Let’s call it Wobbly Wednesday: 30 services on IBM’s cloud took unplanned naps on June 24th and Big Blue’s offered little or no explanation for the incidents. The outage reports come from across the world, with the exception of Latin and South America.

Big cloud run lots of services and plenty of them wobble from time to time. But The Register seldom sees so many services in a single cloud have bad days on the same day.

All Hail the Leistungsschutzrecht

Google has caved in its fight with European publishers.

Google is prepping a “new news experience” to launch later in 2020 – for which the internet giant will finally directly compensate some publishers of “high-quality content” under a new licensing program. Google’s move follows actions by antitrust regulatory groups in Australia and France calling on Google to pay for news content, as well as complaints by Rupert Murdoch’s News Corp that the massive search company has profited off its intellectual property.

In addition to paying to license news content, Google also is offering to pay for free access for users to read paywalled articles on a publisher’s site, the company announced. “This will let paywalled publishers grow their audiences and open an opportunity for people to read content they might not ordinarily see,” Brad Bender, Google’s VP of product management for news, said in a blog post announcing the initiative.

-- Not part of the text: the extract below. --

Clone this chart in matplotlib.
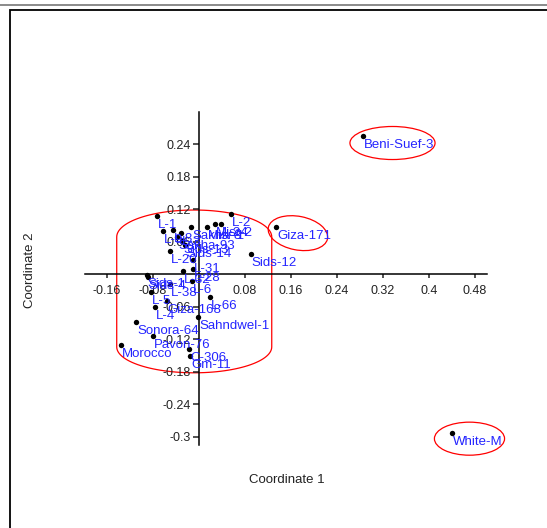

The fact that these publishers want to get paid for short snippets that get people to their sites – and in many cases almost all the people reading the damn articles – cracks me up. They get all their traffic from Google. They get a lot of their advertising money from Google and now they want Google to even pay them for the privilege of advertising their content.

Maybe I’d get behind this if they paid their authors more fairly. Or if they actually published good journalism. As it stands, the publishers clamouring most loudly for this money are the ones publishing the most despicable crap. “Publishers of high-quality content” my ass.

Wirecard Goes Up in Smoke

Wirecard just declared bankruptcy.

Wirecard collapsed on Thursday as the once high-flying German payments service provider announced it would file for insolvency following revelations of a multiyear accounting fraud. The Aschheim-based technology company, which a week ago had a market value of €13bn, said in a regulatory statement that it faced “impending insolvency and over-indebtedness”.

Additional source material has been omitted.